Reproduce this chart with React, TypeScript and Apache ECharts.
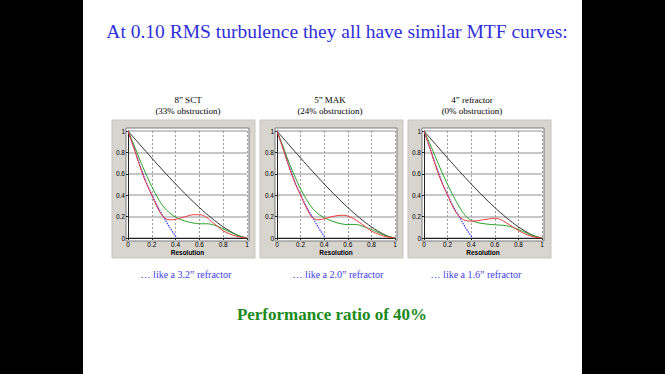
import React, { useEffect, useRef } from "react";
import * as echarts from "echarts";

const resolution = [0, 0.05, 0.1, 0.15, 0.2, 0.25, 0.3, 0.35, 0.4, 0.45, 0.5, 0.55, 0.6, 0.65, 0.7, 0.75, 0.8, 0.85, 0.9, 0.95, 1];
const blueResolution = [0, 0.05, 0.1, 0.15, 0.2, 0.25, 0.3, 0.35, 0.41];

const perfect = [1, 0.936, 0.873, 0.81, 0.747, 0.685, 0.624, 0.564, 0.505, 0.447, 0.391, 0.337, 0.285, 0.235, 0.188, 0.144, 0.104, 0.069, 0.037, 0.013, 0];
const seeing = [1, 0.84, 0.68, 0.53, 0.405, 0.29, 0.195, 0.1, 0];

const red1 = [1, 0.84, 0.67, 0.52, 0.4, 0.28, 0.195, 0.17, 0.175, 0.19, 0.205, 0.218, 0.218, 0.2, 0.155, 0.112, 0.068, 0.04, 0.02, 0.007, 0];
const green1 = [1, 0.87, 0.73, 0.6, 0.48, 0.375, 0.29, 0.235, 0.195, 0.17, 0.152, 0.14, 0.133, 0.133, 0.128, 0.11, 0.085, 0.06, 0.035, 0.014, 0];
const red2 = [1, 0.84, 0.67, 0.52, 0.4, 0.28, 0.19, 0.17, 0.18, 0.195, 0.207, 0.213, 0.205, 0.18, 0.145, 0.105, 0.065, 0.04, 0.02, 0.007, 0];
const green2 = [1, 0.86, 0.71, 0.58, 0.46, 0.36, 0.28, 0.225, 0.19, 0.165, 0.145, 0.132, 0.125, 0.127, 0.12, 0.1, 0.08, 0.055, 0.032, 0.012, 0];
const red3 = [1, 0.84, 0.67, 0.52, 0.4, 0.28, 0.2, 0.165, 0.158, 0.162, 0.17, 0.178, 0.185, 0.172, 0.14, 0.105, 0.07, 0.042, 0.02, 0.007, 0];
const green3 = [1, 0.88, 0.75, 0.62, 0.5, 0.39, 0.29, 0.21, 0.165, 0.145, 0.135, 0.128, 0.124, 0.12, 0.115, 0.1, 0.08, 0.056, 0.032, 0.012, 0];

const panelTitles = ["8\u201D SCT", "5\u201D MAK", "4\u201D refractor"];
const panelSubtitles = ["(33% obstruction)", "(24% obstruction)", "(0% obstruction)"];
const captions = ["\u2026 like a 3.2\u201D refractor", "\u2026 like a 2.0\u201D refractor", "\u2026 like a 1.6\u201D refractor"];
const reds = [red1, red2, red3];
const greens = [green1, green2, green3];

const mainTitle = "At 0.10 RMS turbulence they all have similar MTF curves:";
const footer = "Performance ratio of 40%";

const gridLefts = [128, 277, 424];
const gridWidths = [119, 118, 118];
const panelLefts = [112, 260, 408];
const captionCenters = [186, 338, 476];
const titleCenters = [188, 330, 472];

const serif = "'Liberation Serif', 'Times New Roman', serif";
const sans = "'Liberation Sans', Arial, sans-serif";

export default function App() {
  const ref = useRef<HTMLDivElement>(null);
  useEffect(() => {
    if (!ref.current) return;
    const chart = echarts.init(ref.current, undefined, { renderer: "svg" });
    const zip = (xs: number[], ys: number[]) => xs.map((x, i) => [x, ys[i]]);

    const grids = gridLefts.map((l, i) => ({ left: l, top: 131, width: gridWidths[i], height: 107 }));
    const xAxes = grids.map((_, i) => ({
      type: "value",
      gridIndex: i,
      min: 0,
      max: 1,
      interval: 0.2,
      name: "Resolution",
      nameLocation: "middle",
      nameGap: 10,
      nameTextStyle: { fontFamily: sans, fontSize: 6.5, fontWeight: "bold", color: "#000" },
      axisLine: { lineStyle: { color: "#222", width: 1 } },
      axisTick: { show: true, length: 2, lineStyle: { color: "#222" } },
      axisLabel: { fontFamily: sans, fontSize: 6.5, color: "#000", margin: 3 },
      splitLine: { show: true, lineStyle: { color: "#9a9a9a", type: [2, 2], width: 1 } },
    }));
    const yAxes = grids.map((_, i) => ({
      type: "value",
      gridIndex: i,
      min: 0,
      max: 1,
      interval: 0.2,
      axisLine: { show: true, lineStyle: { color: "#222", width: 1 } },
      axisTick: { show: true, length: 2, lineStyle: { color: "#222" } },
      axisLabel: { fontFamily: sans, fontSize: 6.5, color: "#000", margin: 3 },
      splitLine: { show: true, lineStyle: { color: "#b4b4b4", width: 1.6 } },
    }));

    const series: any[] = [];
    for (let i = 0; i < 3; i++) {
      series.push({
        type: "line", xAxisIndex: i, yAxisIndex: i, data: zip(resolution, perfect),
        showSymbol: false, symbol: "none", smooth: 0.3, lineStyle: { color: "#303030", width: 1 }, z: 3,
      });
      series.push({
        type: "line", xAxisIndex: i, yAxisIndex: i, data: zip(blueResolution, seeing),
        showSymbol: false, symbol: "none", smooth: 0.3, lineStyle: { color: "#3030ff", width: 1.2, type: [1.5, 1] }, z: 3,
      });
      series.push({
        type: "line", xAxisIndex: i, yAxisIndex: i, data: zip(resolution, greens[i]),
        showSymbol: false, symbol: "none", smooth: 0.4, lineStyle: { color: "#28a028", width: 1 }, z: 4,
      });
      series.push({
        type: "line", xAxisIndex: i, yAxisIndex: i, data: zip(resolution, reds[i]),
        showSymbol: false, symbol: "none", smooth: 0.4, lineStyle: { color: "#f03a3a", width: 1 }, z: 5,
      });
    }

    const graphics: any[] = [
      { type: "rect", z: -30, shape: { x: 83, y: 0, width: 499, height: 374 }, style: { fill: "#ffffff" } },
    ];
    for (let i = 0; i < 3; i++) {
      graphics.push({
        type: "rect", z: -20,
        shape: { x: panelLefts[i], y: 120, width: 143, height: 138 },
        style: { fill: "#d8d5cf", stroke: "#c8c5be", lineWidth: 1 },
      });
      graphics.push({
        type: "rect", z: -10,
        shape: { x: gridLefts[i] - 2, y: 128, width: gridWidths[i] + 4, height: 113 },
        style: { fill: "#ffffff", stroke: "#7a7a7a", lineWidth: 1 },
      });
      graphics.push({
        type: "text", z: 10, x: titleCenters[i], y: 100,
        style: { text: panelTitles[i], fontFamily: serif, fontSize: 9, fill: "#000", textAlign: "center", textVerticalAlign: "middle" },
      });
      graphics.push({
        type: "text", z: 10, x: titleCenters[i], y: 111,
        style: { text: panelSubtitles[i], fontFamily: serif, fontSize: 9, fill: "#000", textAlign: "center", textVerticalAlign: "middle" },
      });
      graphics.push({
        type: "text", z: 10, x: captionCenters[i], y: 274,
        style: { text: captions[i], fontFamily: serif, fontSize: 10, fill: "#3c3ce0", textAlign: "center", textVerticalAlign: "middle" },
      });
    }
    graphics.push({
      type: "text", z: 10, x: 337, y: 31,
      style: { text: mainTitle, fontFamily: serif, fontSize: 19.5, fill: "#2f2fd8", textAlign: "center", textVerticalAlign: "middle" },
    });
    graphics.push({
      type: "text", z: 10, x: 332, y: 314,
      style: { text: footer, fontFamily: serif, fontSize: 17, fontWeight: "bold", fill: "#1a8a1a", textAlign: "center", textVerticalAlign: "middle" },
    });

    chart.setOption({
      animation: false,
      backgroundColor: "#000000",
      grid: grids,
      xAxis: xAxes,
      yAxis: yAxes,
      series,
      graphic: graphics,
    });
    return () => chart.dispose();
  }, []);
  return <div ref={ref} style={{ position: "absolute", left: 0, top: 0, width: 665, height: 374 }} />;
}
|---|
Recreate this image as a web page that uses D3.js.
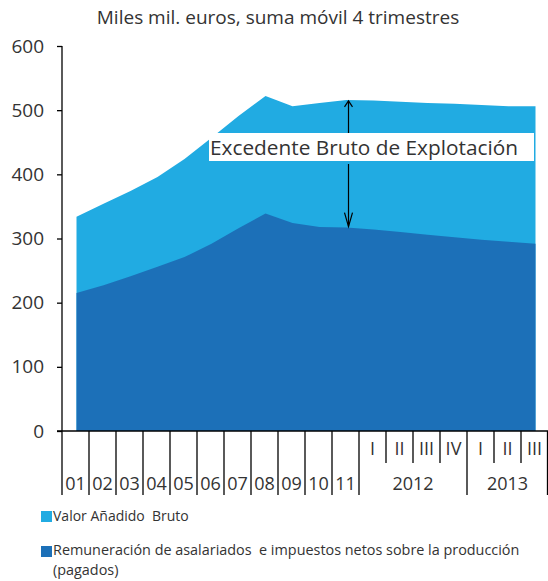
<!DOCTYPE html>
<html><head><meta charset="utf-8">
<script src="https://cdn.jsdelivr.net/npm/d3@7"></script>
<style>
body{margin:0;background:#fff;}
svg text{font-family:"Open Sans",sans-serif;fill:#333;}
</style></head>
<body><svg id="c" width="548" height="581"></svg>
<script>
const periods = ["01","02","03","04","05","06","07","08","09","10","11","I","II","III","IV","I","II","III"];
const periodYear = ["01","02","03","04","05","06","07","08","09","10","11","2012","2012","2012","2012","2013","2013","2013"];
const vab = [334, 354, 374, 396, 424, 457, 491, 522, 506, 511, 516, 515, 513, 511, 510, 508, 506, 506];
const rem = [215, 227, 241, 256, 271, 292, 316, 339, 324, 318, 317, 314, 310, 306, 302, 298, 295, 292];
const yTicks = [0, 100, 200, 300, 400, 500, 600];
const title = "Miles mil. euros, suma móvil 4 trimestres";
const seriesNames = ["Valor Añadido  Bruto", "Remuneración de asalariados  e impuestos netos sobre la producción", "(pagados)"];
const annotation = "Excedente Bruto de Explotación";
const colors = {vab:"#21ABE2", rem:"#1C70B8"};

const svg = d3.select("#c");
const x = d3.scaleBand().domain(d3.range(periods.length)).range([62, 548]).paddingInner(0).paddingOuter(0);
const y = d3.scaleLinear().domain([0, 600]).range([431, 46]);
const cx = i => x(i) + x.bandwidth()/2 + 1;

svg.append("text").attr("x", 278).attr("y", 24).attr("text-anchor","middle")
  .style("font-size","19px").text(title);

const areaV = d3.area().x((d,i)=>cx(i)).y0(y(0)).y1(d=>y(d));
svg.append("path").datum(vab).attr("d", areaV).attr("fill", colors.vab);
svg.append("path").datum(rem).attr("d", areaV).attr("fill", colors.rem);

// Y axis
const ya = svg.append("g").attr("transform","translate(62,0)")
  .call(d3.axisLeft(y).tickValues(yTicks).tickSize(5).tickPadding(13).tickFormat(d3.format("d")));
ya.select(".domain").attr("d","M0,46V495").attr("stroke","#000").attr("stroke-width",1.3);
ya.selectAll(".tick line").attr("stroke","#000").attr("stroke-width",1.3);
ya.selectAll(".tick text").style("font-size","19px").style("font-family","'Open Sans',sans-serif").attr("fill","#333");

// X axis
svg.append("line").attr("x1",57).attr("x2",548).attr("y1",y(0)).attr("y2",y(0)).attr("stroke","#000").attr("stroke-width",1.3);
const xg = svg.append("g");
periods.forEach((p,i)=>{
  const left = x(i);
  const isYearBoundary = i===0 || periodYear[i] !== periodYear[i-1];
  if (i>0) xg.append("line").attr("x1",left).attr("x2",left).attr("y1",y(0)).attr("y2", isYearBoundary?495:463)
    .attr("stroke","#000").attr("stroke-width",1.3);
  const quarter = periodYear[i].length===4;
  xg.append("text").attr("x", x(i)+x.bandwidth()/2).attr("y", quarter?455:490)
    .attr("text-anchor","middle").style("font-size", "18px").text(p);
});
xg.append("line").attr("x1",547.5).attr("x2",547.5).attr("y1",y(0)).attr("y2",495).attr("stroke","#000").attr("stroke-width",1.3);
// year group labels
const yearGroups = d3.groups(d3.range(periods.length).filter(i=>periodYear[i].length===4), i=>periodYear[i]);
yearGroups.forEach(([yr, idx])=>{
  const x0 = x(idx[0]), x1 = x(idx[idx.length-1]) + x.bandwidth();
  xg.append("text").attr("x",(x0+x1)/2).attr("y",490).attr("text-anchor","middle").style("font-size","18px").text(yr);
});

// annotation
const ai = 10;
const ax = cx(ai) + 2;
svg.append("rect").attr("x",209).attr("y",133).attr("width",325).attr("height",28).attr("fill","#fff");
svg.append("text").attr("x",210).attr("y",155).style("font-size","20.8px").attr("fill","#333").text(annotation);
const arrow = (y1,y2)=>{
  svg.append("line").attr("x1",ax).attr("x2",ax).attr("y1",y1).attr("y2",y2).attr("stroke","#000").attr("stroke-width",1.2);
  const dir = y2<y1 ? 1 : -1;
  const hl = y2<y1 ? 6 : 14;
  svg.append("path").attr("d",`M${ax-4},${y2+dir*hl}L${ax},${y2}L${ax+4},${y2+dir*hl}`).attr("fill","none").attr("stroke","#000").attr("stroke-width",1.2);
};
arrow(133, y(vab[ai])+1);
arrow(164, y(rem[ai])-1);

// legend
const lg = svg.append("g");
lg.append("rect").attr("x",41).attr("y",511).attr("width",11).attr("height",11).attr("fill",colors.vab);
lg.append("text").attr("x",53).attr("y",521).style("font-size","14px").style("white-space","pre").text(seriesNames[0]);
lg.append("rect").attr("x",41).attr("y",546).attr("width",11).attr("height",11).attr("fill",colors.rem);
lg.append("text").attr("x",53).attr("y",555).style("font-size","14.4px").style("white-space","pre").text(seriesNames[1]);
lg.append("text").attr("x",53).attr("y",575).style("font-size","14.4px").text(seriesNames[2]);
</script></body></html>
|---|
▶ **Exercise**
Exactly reproduce the lines from the line holding "Reproduce this chart" through the line holding "0.195, 0.1, 0];", and only those; pictures are to be left out.

▶ **Final result**
Reproduce this chart with React, TypeScript and Apache ECharts.
import React, { useEffect, useRef } from "react";
import * as echarts from "echarts";

const resolution = [0, 0.05, 0.1, 0.15, 0.2, 0.25, 0.3, 0.35, 0.4, 0.45, 0.5, 0.55, 0.6, 0.65, 0.7, 0.75, 0.8, 0.85, 0.9, 0.95, 1];
const blueResolution = [0, 0.05, 0.1, 0.15, 0.2, 0.25, 0.3, 0.35, 0.41];

const perfect = [1, 0.936, 0.873, 0.81, 0.747, 0.685, 0.624, 0.564, 0.505, 0.447, 0.391, 0.337, 0.285, 0.235, 0.188, 0.144, 0.104, 0.069, 0.037, 0.013, 0];
const seeing = [1, 0.84, 0.68, 0.53, 0.405, 0.29, 0.195, 0.1, 0];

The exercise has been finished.